> Data extract

++++++++++++++++++++

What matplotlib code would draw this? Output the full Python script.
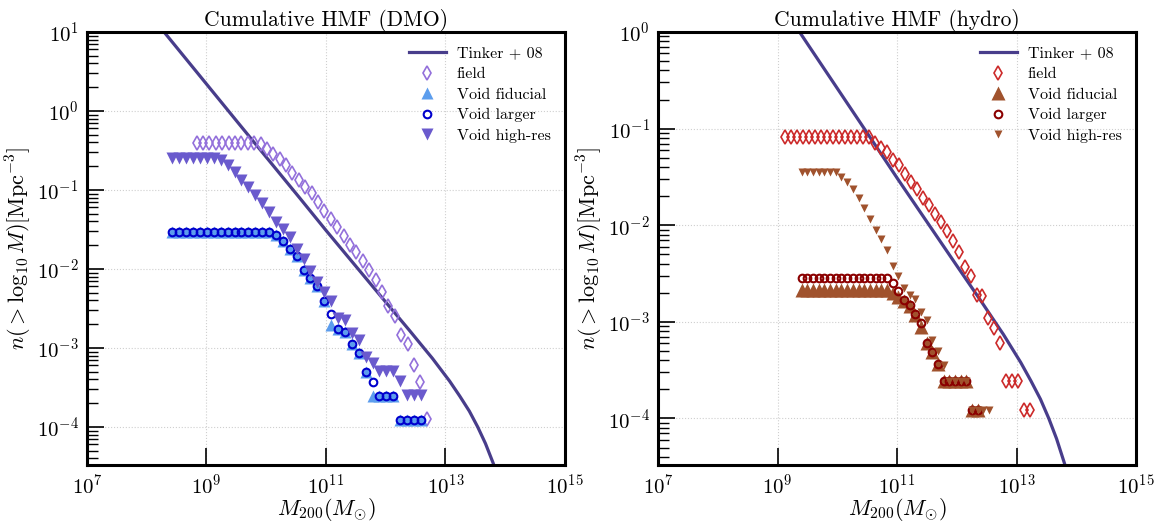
import numpy as np
import matplotlib
matplotlib.use("Agg")
import matplotlib.pyplot as plt
from matplotlib.ticker import FixedLocator, NullLocator, LogLocator

plt.rcParams["font.family"] = "serif"
plt.rcParams["font.serif"] = ["cmr10"]
plt.rcParams["mathtext.fontset"] = "cm"
plt.rcParams["axes.formatter.use_mathtext"] = True
plt.rcParams["axes.unicode_minus"] = False

# Tinker+08 cumulative mass function (log10 M, log10 n)
tinker_logm = [8.00, 8.29, 9.53, 10.57, 11.01, 11.99, 12.40, 12.66, 12.78, 12.91, 13.07,
               13.24, 13.40, 13.54, 13.67, 13.80, 13.92]
tinker_logn = [1.27, 1.00, -0.15, -1.11, -1.52, -2.41, -2.78, -3.02, -3.13, -3.26, -3.42,
               -3.61, -3.80, -4.00, -4.21, -4.46, -4.72]

# ---- DMO panel ----
dmo_field_logm = [8.835, 8.942, 9.049, 9.156, 9.263, 9.370, 9.477, 9.584, 9.691, 9.798,
                  9.905, 10.012, 10.119, 10.226, 10.333, 10.440, 10.547, 10.654, 10.761, 10.868,
                  10.975, 11.082, 11.189, 11.296, 11.403, 11.510, 11.617, 11.724, 11.831, 11.938,
                  12.045, 12.152, 12.259, 12.366, 12.473, 12.580, 12.687]
dmo_field_logn = [-0.40, -0.40, -0.40, -0.40, -0.40, -0.40, -0.40, -0.40, -0.40, -0.40,
                  -0.42, -0.48, -0.54, -0.61, -0.69, -0.78, -0.87, -0.96, -1.04, -1.15,
                  -1.26, -1.37, -1.47, -1.58, -1.70, -1.78, -1.90, -2.01, -2.14, -2.29,
                  -2.47, -2.59, -2.84, -2.95, -3.21, -3.43, -3.90]

dmo_void_logm = [8.430, 8.546, 8.661, 8.777, 8.892, 9.008, 9.123, 9.239, 9.354, 9.470,
                 9.585, 9.701, 9.816, 9.932, 10.047, 10.163, 10.278, 10.394, 10.509, 10.625,
                 10.740, 10.856, 10.971, 11.087, 11.202, 11.318, 11.433, 11.549, 11.664, 11.780,
                 11.895, 12.011, 12.126, 12.242, 12.357, 12.473, 12.588]
dmo_fid_logn = [-1.53, -1.53, -1.53, -1.53, -1.53, -1.53, -1.53, -1.53, -1.53, -1.53,
                -1.53, -1.53, -1.53, -1.53, -1.53, -1.57, -1.64, -1.75, -1.83, -2.01,
                -2.11, -2.22, -2.41, -2.71, -2.76, -2.80, -2.95, -3.07, -3.31, -3.61,
                -3.61, -3.61, -3.61, -3.91, -3.91, -3.91, -3.91]
dmo_large_logn = [-1.53, -1.53, -1.53, -1.53, -1.53, -1.53, -1.53, -1.53, -1.53, -1.53,
                  -1.53, -1.53, -1.53, -1.53, -1.53, -1.57, -1.64, -1.75, -1.83, -2.01,
                  -2.11, -2.22, -2.41, -2.57, -2.76, -2.80, -2.95, -3.07, -3.31, -3.43,
                  -3.61, -3.61, -3.61, -3.91, -3.91, -3.91, -3.91]
dmo_hires_logn = [-0.59, -0.59, -0.59, -0.59, -0.59, -0.59, -0.59, -0.62, -0.69, -0.77,
                  -0.87, -0.96, -1.06, -1.16, -1.28, -1.41, -1.50, -1.60, -1.75, -1.88,
                  -2.02, -2.16, -2.29, -2.41, -2.62, -2.65, -2.81, -2.90, -3.11, -3.19,
                  -3.29, -3.29, -3.29, -3.42, -3.60, -3.60, -3.60]

# ---- hydro panel ----
hydro_field_logm = [9.13, 9.23, 9.33, 9.43, 9.53, 9.63, 9.73, 9.83, 9.93, 10.03,
                    10.13, 10.23, 10.33, 10.43, 10.53, 10.63, 10.73, 10.83, 10.93, 11.03,
                    11.13, 11.23, 11.33, 11.43, 11.53, 11.63, 11.73, 11.83, 11.93, 12.03,
                    12.13, 12.23, 12.33, 12.43, 12.53, 12.63, 12.73, 12.83, 12.93, 13.03,
                    13.13, 13.23]
hydro_field_logn = [-1.09, -1.09, -1.09, -1.09, -1.09, -1.09, -1.09, -1.09, -1.09, -1.09,
                    -1.09, -1.09, -1.09, -1.09, -1.09, -1.15, -1.20, -1.24, -1.32, -1.38,
                    -1.47, -1.55, -1.63, -1.72, -1.79, -1.88, -1.97, -2.06, -2.16, -2.28,
                    -2.43, -2.53, -2.72, -2.73, -2.96, -3.06, -3.22, -3.61, -3.61, -3.61,
                    -3.91, -3.91]

hydro_void_logm = [9.405, 9.500, 9.595, 9.690, 9.785, 9.880, 9.975, 10.070, 10.165, 10.260,
                   10.355, 10.450, 10.545, 10.640, 10.735, 10.830, 10.925, 11.020, 11.115, 11.210,
                   11.305, 11.400, 11.495, 11.590, 11.685, 11.780, 11.875, 11.970, 12.065, 12.160,
                   12.255, 12.350, 12.445, 12.540]
hydro_fid_logn = [-2.67, -2.67, -2.67, -2.67, -2.67, -2.67, -2.67, -2.67, -2.67, -2.67,
                  -2.67, -2.67, -2.67, -2.67, -2.67, -2.67, -2.70, -2.74, -2.78, -2.84,
                  -2.93, -3.05, -3.22, -3.31, -3.44, -3.61, -3.61, -3.61, -3.61, -3.61,
                  -3.91, -3.91]
hydro_large_logn = [-2.55, -2.55, -2.55, -2.55, -2.55, -2.55, -2.55, -2.55, -2.55, -2.55,
                    -2.55, -2.55, -2.55, -2.55, -2.55, -2.55, -2.60, -2.68, -2.77, -2.83,
                    -2.92, -3.01, -3.22, -3.31, -3.44, -3.61, -3.61, -3.61, -3.61, -3.61,
                    -3.91, -3.91]
hydro_hires_logn = [-1.45, -1.45, -1.45, -1.45, -1.45, -1.45, -1.45, -1.50, -1.55, -1.63,
                    -1.72, -1.82, -1.94, -2.05, -2.14, -2.26, -2.42, -2.53, -2.65, -2.72,
                    -2.76, -2.90, -2.98, -3.19, -3.30, -3.45, -3.61, -3.61, -3.61, -3.61,
                    -3.91, -3.91, -3.91, -3.91]

LINE_COL = "#483d8b"


def p(vals):
    return 10 ** np.asarray(vals)


def draw_panel(ax, title, ylim, field, fid, large, hires, cols, sizes):
    ax.plot(p(tinker_logm), p(tinker_logn), color=LINE_COL, lw=2.3, label="Tinker + 08", zorder=2)
    ax.plot(p(field[0]), p(field[1]), ls="none", marker="d", ms=7, mfc="none",
            mec=cols[0], mew=1.2, label="field", zorder=3)
    ax.plot(p(fid[0][:len(fid[1])]), p(fid[1]), ls="none", marker="^", ms=sizes[0],
            color=cols[1], mec="none", label="Void fiducial", zorder=3)
    ax.plot(p(large[0][:len(large[1])]), p(large[1]), ls="none", marker="o", ms=5.5,
            mfc="none", mec=cols[2], mew=1.5, label="Void larger", zorder=4)
    ax.plot(p(hires[0][:len(hires[1])]), p(hires[1]), ls="none", marker="v", ms=sizes[1],
            color=cols[3], mec="none", label="Void high-res", zorder=4)

    ax.set_xscale("log")
    ax.set_yscale("log")
    ax.set_xlim(1e7, 1e15)
    ax.set_ylim(*ylim)
    ax.xaxis.set_major_locator(FixedLocator([1e7, 1e9, 1e11, 1e13, 1e15]))
    ax.xaxis.set_minor_locator(NullLocator())
    ax.yaxis.set_major_locator(LogLocator(base=10, numticks=20))
    ax.yaxis.set_minor_locator(LogLocator(base=10, subs=np.arange(2, 10), numticks=20))
    ax.tick_params(which="both", direction="in", top=False, right=False)
    ax.tick_params(which="major", length=12, width=1.2, labelsize=15, pad=6)
    ax.tick_params(which="minor", length=8, width=1.0)
    for s in ax.spines.values():
        s.set_linewidth(2.2)
    ax.grid(True, which="major", ls=":", color="#cfcfcf", lw=0.8)
    ax.set_axisbelow(True)

    ax.set_title(title, fontsize=15.5, pad=4)
    ax.set_xlabel(r"$M_{200}(M_{\odot})$", fontsize=16, labelpad=-1)
    ax.set_ylabel(r"$n(>\log_{10}M)[{\rm Mpc}^{-3}]$", fontsize=16, labelpad=2)
    ax.legend(loc="upper right", frameon=False, fontsize=11.5, numpoints=1,
              handlelength=2.3, handletextpad=0.7, labelspacing=0.4, borderaxespad=0.5)


fig = plt.figure(figsize=(11.61, 5.25), dpi=100)
ax1 = fig.add_axes([0.0749, 0.1143, 0.4117, 0.8248])
ax2 = fig.add_axes([0.5668, 0.1143, 0.4117, 0.8248])

draw_panel(ax1, "Cumulative HMF (DMO)", (3.3e-5, 10),
           (dmo_field_logm, dmo_field_logn),
           (dmo_void_logm, dmo_fid_logn),
           (dmo_void_logm, dmo_large_logn),
           (dmo_void_logm, dmo_hires_logn),
           ["#9370db", "#5c9ded", "#0000cd", "#6a5acd"], (8.5, 8))
draw_panel(ax2, "Cumulative HMF (hydro)", (3.3e-5, 1),
           (hydro_field_logm, hydro_field_logn),
           (hydro_void_logm, hydro_fid_logn),
           (hydro_void_logm, hydro_large_logn),
           (hydro_void_logm, hydro_hires_logn),
           ["#cc2a2a", "#a0522d", "#8b0000", "#a0522d"], (10, 5.5))

fig.savefig("out.png", dpi=100)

++++++++++++++++++++

Up to and including the line containing "-3.61, -3.80, -4.00, -4.21, -4.46, -4.72]", repeat every line from the start of the data, but none of the pictures.

> Full output
What matplotlib code would draw this? Output the full Python script.
import numpy as np
import matplotlib
matplotlib.use("Agg")
import matplotlib.pyplot as plt
from matplotlib.ticker import FixedLocator, NullLocator, LogLocator

plt.rcParams["font.family"] = "serif"
plt.rcParams["font.serif"] = ["cmr10"]
plt.rcParams["mathtext.fontset"] = "cm"
plt.rcParams["axes.formatter.use_mathtext"] = True
plt.rcParams["axes.unicode_minus"] = False

# Tinker+08 cumulative mass function (log10 M, log10 n)
tinker_logm = [8.00, 8.29, 9.53, 10.57, 11.01, 11.99, 12.40, 12.66, 12.78, 12.91, 13.07,
               13.24, 13.40, 13.54, 13.67, 13.80, 13.92]
tinker_logn = [1.27, 1.00, -0.15, -1.11, -1.52, -2.41, -2.78, -3.02, -3.13, -3.26, -3.42,
               -3.61, -3.80, -4.00, -4.21, -4.46, -4.72]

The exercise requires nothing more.